Table 7 Improvement in elastic parameters of LFA-treated expansive soil with curing

The maximum UCS value is exhibited by the LFA-treated soil with Flyash S. The LFA-treated soil with Flyash R shows the highest values of 1% secant modulus and failure modulus. Flyashes with higher CaO content have shown better performance.

4.4 California Bearing Ratio

The California bearing ratio is a very useful parameter in designing of flexible pavements. The LFA-treated samples were cured for 7 days and then soaked for 4 days with standard surcharge. The soaked CBR values and the % heave are listed in Table 8.
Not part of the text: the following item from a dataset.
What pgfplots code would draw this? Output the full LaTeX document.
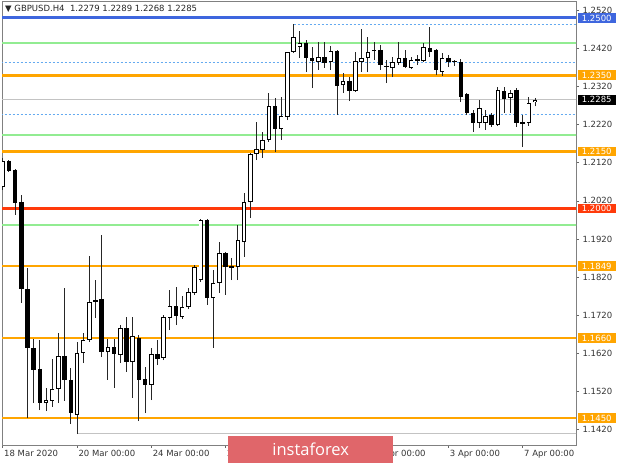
\documentclass[border=0pt]{standalone}
\usepackage{pgfplots}
\pgfplotsset{compat=1.18}
\usepackage{pgfplotstable}
\usepackage{fontspec}
\setmainfont{DejaVu Sans}
\newfontfamily\osans{Open Sans}
\definecolor{mtorange}{RGB}{255,165,0}
\definecolor{mtred}{RGB}{255,58,10}
\definecolor{mtblue}{RGB}{62,102,222}
\definecolor{mtgreen}{RGB}{146,236,146}
\definecolor{mtdot}{RGB}{100,170,240}
\definecolor{mtgray}{RGB}{195,195,195}
\definecolor{instared}{RGB}{224,102,106}

\pgfplotstableread{
i O H L C
0 1.2056 1.2133 1.2049 1.2125
1 1.2125 1.2127 1.2096 1.2098
2 1.2101 1.2104 1.1983 1.2014
3 1.2017 1.2035 1.1752 1.1789
4 1.1789 1.1844 1.1450 1.1634
5 1.1634 1.1657 1.1489 1.1576
6 1.1579 1.1655 1.1471 1.1489
7 1.1489 1.1529 1.1468 1.1497
8 1.1495 1.1605 1.1479 1.1526
9 1.1526 1.1673 1.1489 1.1613
10 1.1613 1.1791 1.1495 1.1550
11 1.1550 1.1581 1.1434 1.1463
12 1.1458 1.1650 1.1408 1.1621
13 1.1621 1.1673 1.1594 1.1655
14 1.1655 1.1875 1.1650 1.1755
15 1.1755 1.1812 1.1713 1.1760
16 1.1762 1.1930 1.1610 1.1623
17 1.1623 1.1657 1.1550 1.1636
18 1.1636 1.1657 1.1529 1.1618
19 1.1615 1.1694 1.1594 1.1686
20 1.1686 1.1715 1.1571 1.1597
21 1.1597 1.1715 1.1503 1.1665
22 1.1660 1.1668 1.1442 1.1550
23 1.1552 1.1584 1.1463 1.1537
24 1.1537 1.1634 1.1497 1.1618
25 1.1618 1.1655 1.1589 1.1605
26 1.1608 1.1720 1.1602 1.1715
27 1.1713 1.1786 1.1681 1.1744
28 1.1744 1.1794 1.1694 1.1718
29 1.1715 1.1770 1.1710 1.1741
30 1.1741 1.1791 1.1736 1.1781
31 1.1778 1.1852 1.1773 1.1846
32 1.1812 1.1972 1.1807 1.1970
33 1.1970 1.1972 1.1747 1.1765
34 1.1765 1.1839 1.1634 1.1804
35 1.1804 1.1912 1.1778 1.1883
36 1.1883 1.1886 1.1773 1.1846
37 1.1849 1.1870 1.1812 1.1844
38 1.1846 1.1957 1.1812 1.1917
39 1.1912 1.2041 1.1873 1.2017
40 1.2017 1.2146 1.1975 1.2143
41 1.2143 1.2227 1.2127 1.2156
42 1.2154 1.2201 1.2133 1.2180
43 1.2180 1.2303 1.2175 1.2269
44 1.2269 1.2290 1.2148 1.2209
45 1.2209 1.2293 1.2180 1.2243
46 1.2240 1.2411 1.2232 1.2411
47 1.2411 1.2484 1.2408 1.2450
48 1.2424 1.2466 1.2395 1.2434
49 1.2434 1.2442 1.2358 1.2395
50 1.2395 1.2424 1.2316 1.2387
51 1.2385 1.2437 1.2364 1.2398
52 1.2398 1.2437 1.2369 1.2382
53 1.2385 1.2427 1.2364 1.2413
54 1.2413 1.2416 1.2245 1.2322
55 1.2324 1.2356 1.2303 1.2334
56 1.2335 1.2345 1.2282 1.2308
57 1.2308 1.2411 1.2306 1.2387
58 1.2385 1.2471 1.2358 1.2395
59 1.2395 1.2450 1.2358 1.2411
60 1.2413 1.2437 1.2390 1.2416
61 1.2416 1.2429 1.2364 1.2377
62 1.2374 1.2390 1.2329 1.2371
63 1.2369 1.2398 1.2345 1.2385
64 1.2382 1.2437 1.2377 1.2395
65 1.2395 1.2416 1.2369 1.2371
66 1.2369 1.2398 1.2366 1.2390
67 1.2387 1.2403 1.2377 1.2392
68 1.2387 1.2434 1.2385 1.2424
69 1.2421 1.2476 1.2398 1.2411
70 1.2416 1.2419 1.2350 1.2364
71 1.2358 1.2408 1.2348 1.2395
72 1.2395 1.2403 1.2371 1.2385
73 1.2387 1.2390 1.2374 1.2384
74 1.2385 1.2392 1.2280 1.2293
75 1.2301 1.2303 1.2245 1.2251
76 1.2251 1.2258 1.2201 1.2224
77 1.2224 1.2285 1.2211 1.2264
78 1.2224 1.2258 1.2206 1.2243
79 1.2245 1.2251 1.2214 1.2219
80 1.2219 1.2319 1.2217 1.2311
81 1.2308 1.2319 1.2251 1.2287
82 1.2290 1.2311 1.2251 1.2303
83 1.2311 1.2316 1.2214 1.2224
84 1.2223 1.2245 1.2161 1.2226
85 1.2224 1.2293 1.2217 1.2277
86 1.2279 1.2289 1.2268 1.2285
}\candles

\begin{document}
\begin{tikzpicture}
\useasboundingbox (0,0) rectangle (620pt,465pt);
\begin{axis}[
  at={(2pt,20pt)}, anchor=south west,
  scale only axis, width=574pt, height=444pt,
  xmin=-0.113, xmax=92.62, ymin=1.13792, ymax=1.25446,
  clip mode=individual,
  axis line style={black!50, line width=0.8pt},
  xtick={0,12,24,36,48,60,72,84},
  xticklabels={18 Mar 2020, 20 Mar 00:00, 24 Mar 00:00, 26 Mar 00:00, 30 Mar 00:00, 1 Apr 00:00, 3 Apr 00:00, 7 Apr 00:00},
  ytick={1.142,1.152,1.162,1.172,1.182,1.192,1.202,1.212,1.222,1.232,1.242,1.252},
  xtick pos=left, ytick pos=right, yticklabel pos=right,
  tick align=outside, major tick length=3pt,
  tick style={black!60, line width=0.6pt},
  ticklabel style={font=\fontsize{8.5}{10}\selectfont, text=black!80},
  xticklabel style={anchor=north west, xshift=-2pt, yshift=1pt},
  /pgf/number format/.cd, fixed, fixed zerofill, precision=4, 1000 sep={}, assume math mode=true,
]
% level lines
\addplot[mtgray, line width=0.9pt] coordinates {(-1,1.2285) (95,1.2285)};
\addplot[mtgray, line width=1.3pt] coordinates {(12,1.1409) (95,1.1409)};
\addplot[mtgreen, line width=2.3pt] coordinates {(-1,1.2434) (95,1.2434)};
\addplot[mtgreen, line width=2.3pt] coordinates {(-1,1.2193) (95,1.2193)};
\addplot[mtgreen, line width=2.3pt] coordinates {(-1,1.1957) (95,1.1957)};
\addplot[mtdot, line width=0.8pt, dash pattern=on 2pt off 2pt] coordinates {(-1,1.2384) (95,1.2384)};
\addplot[mtdot, line width=0.8pt, dash pattern=on 2pt off 2pt] coordinates {(-1,1.2248) (95,1.2248)};
\addplot[mtdot, line width=0.8pt, dash pattern=on 2pt off 2pt] coordinates {(47,1.2483) (95,1.2483)};
\addplot[mtorange, line width=2.9pt] coordinates {(-1,1.2350) (95,1.2350)};
\addplot[mtorange, line width=2.9pt] coordinates {(-1,1.2150) (95,1.2150)};
\addplot[mtorange, line width=2.9pt] coordinates {(-1,1.1849) (95,1.1849)};
\addplot[mtorange, line width=2.9pt] coordinates {(-1,1.1660) (95,1.1660)};
\addplot[mtorange, line width=2.9pt] coordinates {(-1,1.1450) (95,1.1450)};
\addplot[mtred, line width=3pt] coordinates {(-1,1.2000) (95,1.2000)};
\addplot[mtblue, line width=3pt] coordinates {(-1,1.2500) (95,1.2500)};
% candles
\addplot[black!85, line width=0.9pt, quiver={u=0, v={\thisrow{H}-\thisrow{L}}}] table[x=i, y=L] {\candles};
\addplot[black, line width=4.5pt, quiver={u=0, v={\thisrow{C}-\thisrow{O}}}] table[x=i, y=O] {\candles};
\addplot[white, line width=2.7pt, quiver={u=0, v={max(\thisrow{C}-\thisrow{O}-0.0005,0)}}] table[x=i, y expr=\thisrow{O}+0.00025] {\candles};
% title
\node[anchor=west, font=\fontsize{8.5}{10}\selectfont, text=black!85, fill=white, inner sep=1pt] at (rel axis cs:0,1) [xshift=2pt, yshift=-8pt] {▼ GBPUSD.H4\ \ 1.2279 1.2289 1.2268 1.2285};
% price tags
\begin{scope}[every node/.style={anchor=west, text=white, minimum width=38pt, minimum height=9.5pt, inner sep=0.5pt, font=\fontsize{8.5}{10}\selectfont, xshift=1.5pt}]
\node[fill=mtblue] at (axis cs:92.62,1.2500) {1.2500};
\node[fill=mtorange] at (axis cs:92.62,1.2350) {1.2350};
\node[fill=black] at (axis cs:92.62,1.2285) {1.2285};
\node[fill=mtorange] at (axis cs:92.62,1.2150) {1.2150};
\node[fill=mtred] at (axis cs:92.62,1.2000) {1.2000};
\node[fill=mtorange] at (axis cs:92.62,1.1849) {1.1849};
\node[fill=mtorange] at (axis cs:92.62,1.1660) {1.1660};
\node[fill=mtorange] at (axis cs:92.62,1.1450) {1.1450};
\end{scope}
% watermark
\node[fill=instared, text=white, anchor=south west, minimum width=165pt, minimum height=27pt, inner sep=0pt, font=\osans\fontsize{16.5}{18}\selectfont] at (rel axis cs:0,0) [xshift=226pt, yshift=-18pt] {instaforex};
\end{axis}
\end{tikzpicture}
\end{document}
Table 8 CBR and heave of LFA-treated samples

The LFA-treated soils with Flyash D and Flyash N gave a soaked CBR value between 21 and 25%. A very high value of CBR of 38% was obtained for both Flyash R and Flyash S. With longer duration of curing, the stabilizing effects are expected to be more prominent. The LFA treatment has reduced the heave from 5.25% to less than 0.05%, thereby reducing the moisture susceptibility.

5 Conclusions

Following conclusions can be drawn from the study:

• Class F-type flyashes are effective in stabilizing highly expansive soils only when used in combination with lime. The effectiveness of a flyash depends on its specific gravity, CaO content and CaO/SiO₂ ratio. Free swell index tests and linear shrinkage tests can be conducted to assess the effectiveness of various stabilizers.

• With LFA treatment of expansive soil, the UCS can be improved from 100 kPa to the range of 500–800 kPa, whereas the initial tangent modulus can be improved from 3 MPa to the range of 75–95 MPa. However, the failure strains are reduced to 1.0–1.5%.

• The heave of a soaked CBR sample is a better criterion than the free swell index to assess the swelling potential of a stabilized subgrade.

• The LFA treatment improved the soaked CBR values from 1.5% to the range of 20–40% and restricted the heave to 0.05%, thereby proving its suitability in treating expansive subgrades.